The UX side of things gets a particular makeover. YouTube’s connected-TV interface will feature immersive previews when flipping through channels, alongside a new “Shows” layout that allows creators to bundle content into bingeable seasons — much like traditional streaming networks do. Search on TV is being refined so that when you’re browsing a creator’s channel, your search results stay within that channel rather than pulling in unrelated videos from across YouTube. All of this signals a strong pivot into the zone traditionally held by dedicated streaming services like Netflix and Disney+.
But perhaps the most commercial angle is the integration of shopping. Over the last year YouTube claims viewers watched 35 billion hours of shopping-related videos. To capitalise on that trend, the TV app will soon allow viewers to scan QR codes shown on screen to jump on their phone to a product page. YouTube is also testing timed product placement within videos to capitalise precisely when viewer interest peaks. This effectively blurs the line between content consumption and direct commerce — turning passive watching into an interactive purchasing opportunity.
From a conservative perspective, there are a few notable points worth watching. First, the expansion into the living room legitimises creator content as more than just mobile snack-clips — it’s now “TV-ready,” potentially raising production values and monetisation. For creators who’ve built niche audiences offline, this opens up a new growth frontier. On the flip side, the push toward commerce and algorithmic quality enhancements may place additional pressure on creators to conform to platform optimisation metrics rather than purely organic creativity. Moreover, while opt-out is available, the default inclusion of AI upscaling and embedded shopping could reduce viewer and creator agency over time.
Another conservative-leaning observation: as YouTube advances its TV strategy, the cost structure for creators may shift. Higher-resolution production means more resources. For smaller creators, the playing field may become steeper if they’re expected to meet loftier visual standards. Additionally, for viewers, the shopping integration raises concerns about subtle monetisation creeping into entertainment — the living room may slowly become not just a place to watch but a place to buy. This reinforces broader themes about tech platforms increasingly turning every screen into a monetisation engine rather than a purely creative or educational space.

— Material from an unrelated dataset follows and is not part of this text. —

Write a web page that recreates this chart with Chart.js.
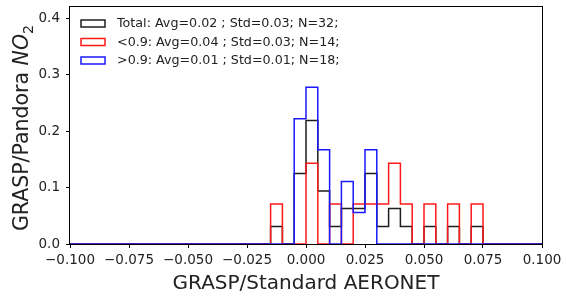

In summary, YouTube’s TV-first update is an important move in the streaming wars. It underscores how the big screen remains a dominant territory and how platforms like YouTube are adapting to win it — both in terms of viewer experience and commercial opportunity. For creators, this means adjusting to a new set of expectations: not just mobile-friendly, but TV-ready and commerce-integrated. For viewers, it means sharper visuals, improved navigation, and maybe more temptation to shop while they watch. As always, the key will be maintaining choice and transparency in the midst of an increasingly monetised digital ecosystem.